I made a similar point quite bluntly in my book on multiculturalism, and not much has changed in the intervening 23 years. In Germany, the Central Committee of Jews denounces as Nazi sympathizers any German party and politician who tries to halt Muslim immigration. The same committee officials will then routinely turn around and blame ethnic Germans for anti-Semitic violence carried out by “the new settlers (Neusiedler).”
In a recently published anthology Betrayal: The Failure of American Jewish Leadership, the two editors, Charles Jacobs and Avi Goldwasser, deal critically with Jewish organizations that claim—often counterfactually—to be combating anti-Semitism. Viewed even from narrowly defined Jewish interests, groups like the Anti-Defamation League and the American Jewish Congress, according to Jacobs and Goldwasser, misrepresent themselves. What they really represent is the cultural and social left, with which they misleadingly confuse the Jewish cause that they’re supposed to further. This book tells of contributors to the anthology attending meetings of the Anti-Defamation League, the large Jewish organization the raison d’être of which is to combat anti-Semitism and giving nonstop warnings about the danger of white supremacy and white nationalism. Jacobs and Goldwasser stress that Jewish organizations that claim to be fighting anti-Semitism exist mostly to further leftist agendas, including the not very subtly anti-Semitic activist group Black Lives Matter.

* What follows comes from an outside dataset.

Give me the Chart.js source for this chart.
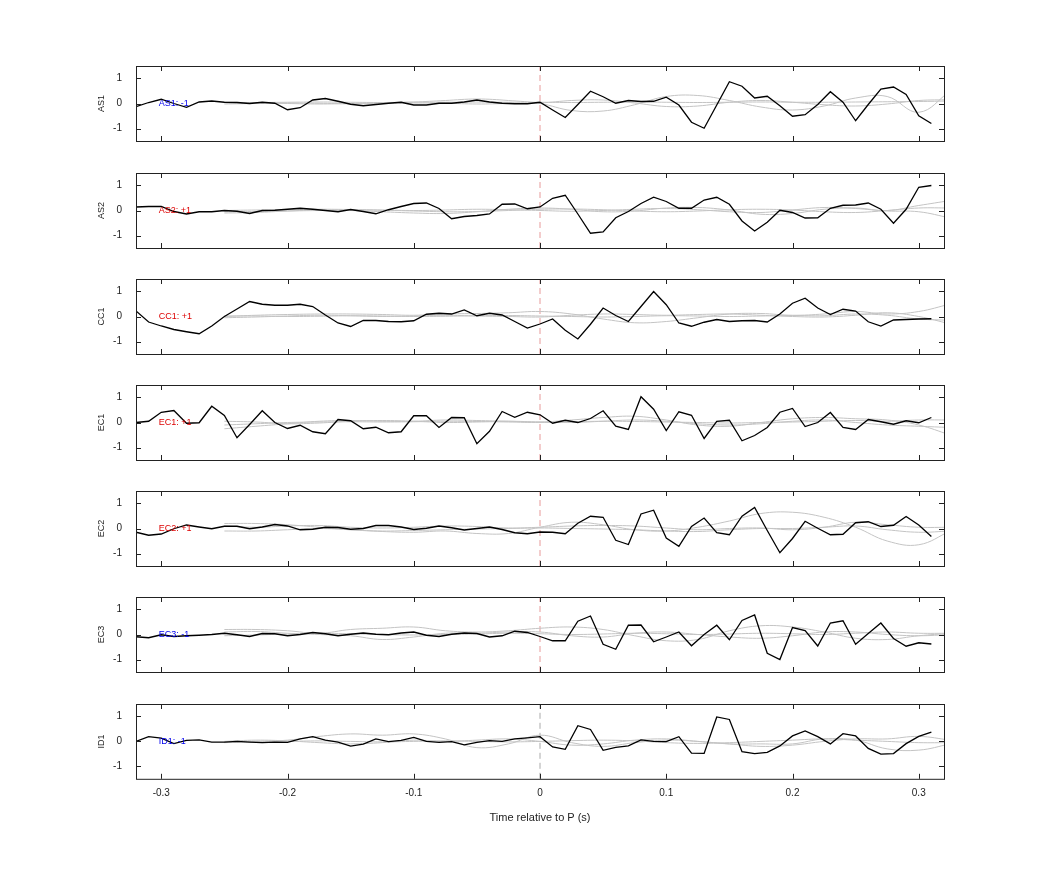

The question, of course, is whether these organizations reflect the ideological orientation of their members and donors or whether they exist mostly to create a more pervasive woke mentality. Perhaps we’re speaking here about mutually reinforcing influences. But it may be hard to treat people who have disproportionately supported the forces that are threatening them as totally innocent victims. Naturally, I’m excluding from this criticism those Orthodox Jews who are often stuck in high crime urban areas and who overwhelmingly identify with Trump’s immigration policies. These poor souls are the victims of the disastrous politics embraced by other, usually far more prosperous Jews.